# Jos. triner bottle



## aj0446 (May 1, 2012)

ok, .... Found this brown bottle, embossed on one side is "Jos.Triner" and the other side says "chicago"  10 1/2 in tall. what was in it? beer? and is it worth anything...just curious... thanks  


 http://s1111.photobucket.com/albums/h461/aj0446/jos/?action=view&current=otherstuff004.jpg


----------



## surfaceone (May 1, 2012)

Hey aj,

 I took the liberty of reorienting and cropping your photo.






 "Joseph Triner 
 1333,1339 South Ashland Ave, Chicago IL USA
 from the early 1900's
 "American Elixir of Bitter Wine" 
 "Trinerovo Horke Vino" From.






 "I have a bottle of Triner's American Elixir of Bitter Wine. Is says on the bottom of the label Reliable Stomachic and mild laxative. There is a name on the bottle (engraved into the glass) of a Jos. Triner and Chicago. I am guessing it was made in the early 1900's. The label is in very good shape. Is this a collectors item? Please reply.

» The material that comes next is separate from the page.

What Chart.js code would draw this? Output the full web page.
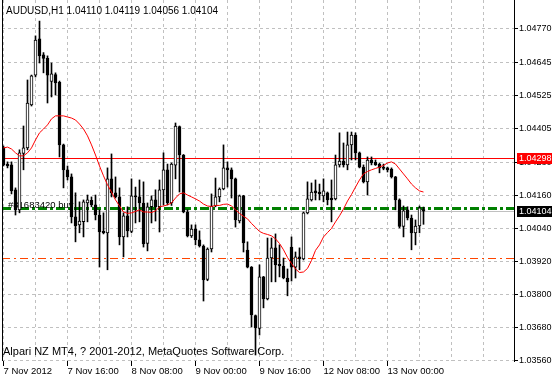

Bill Ham's Bitters Book lists three different bottles from this company, one round, one rectangular and one oval. It was listed around 1902 in Druggist Catalogs. With a good label depending upon the exact embossing, I'd say yes it has value. It depends upon which variant you have. Could be $30-60 or more. Above is the trademark. At the left is the trademark information.

 Digger" 

 "Word Mark	TK AMERICAN ELIXIR OF BITTER WINE HORKE VINO
 Goods and Services	(EXPIRED)BITTER WINE. FIRST USE: 1891.
 Filing Date	April 17, 1905
 Registration Date	January 2, 1906
 Owner	(REGISTRANT) TRINER, JOSEPH INDIVIDUAL UNITED STATES NO. 799 SOUTH ASHLAND AVENUE CHICAGO ILLINOIS
 Description of Mark	THE SAID TRADE-MARK CONSISTS OF A REPRESENTATION OF A BUNCH OF GRAPES AND LEAVES AND A MONOGRAM OF THE LETTERS "TK," ASSOCIATED WITH THE WORDS "AMERICAN ELIXER OF BITTER WINE HORKE VINO."
 Renewal	3RD RENEWAL 19660102
 Live/Dead Indicator	DEAD" From Digger Odell.










From.


----------



## aj0446 (May 1, 2012)

@surfaceone- Thanks for the great info, u are awesome! and thanks for getting my pic up on here.


----------



## surfaceone (May 1, 2012)

aj,

 You, too, can post photos. Take the image code. 
	

	
	
		
		

		
		
	


	




, change those "IMG's" to "image", and you've got


----------



## aj0446 (May 2, 2012)

ok, but when i try to upload them it says the file is too large . obviously i suck at computer skills lol.


----------



## ironmountain (May 2, 2012)

I just realized I have that same bottle.  forgot I even had it until you put the pic up..thanks for reminding me


----------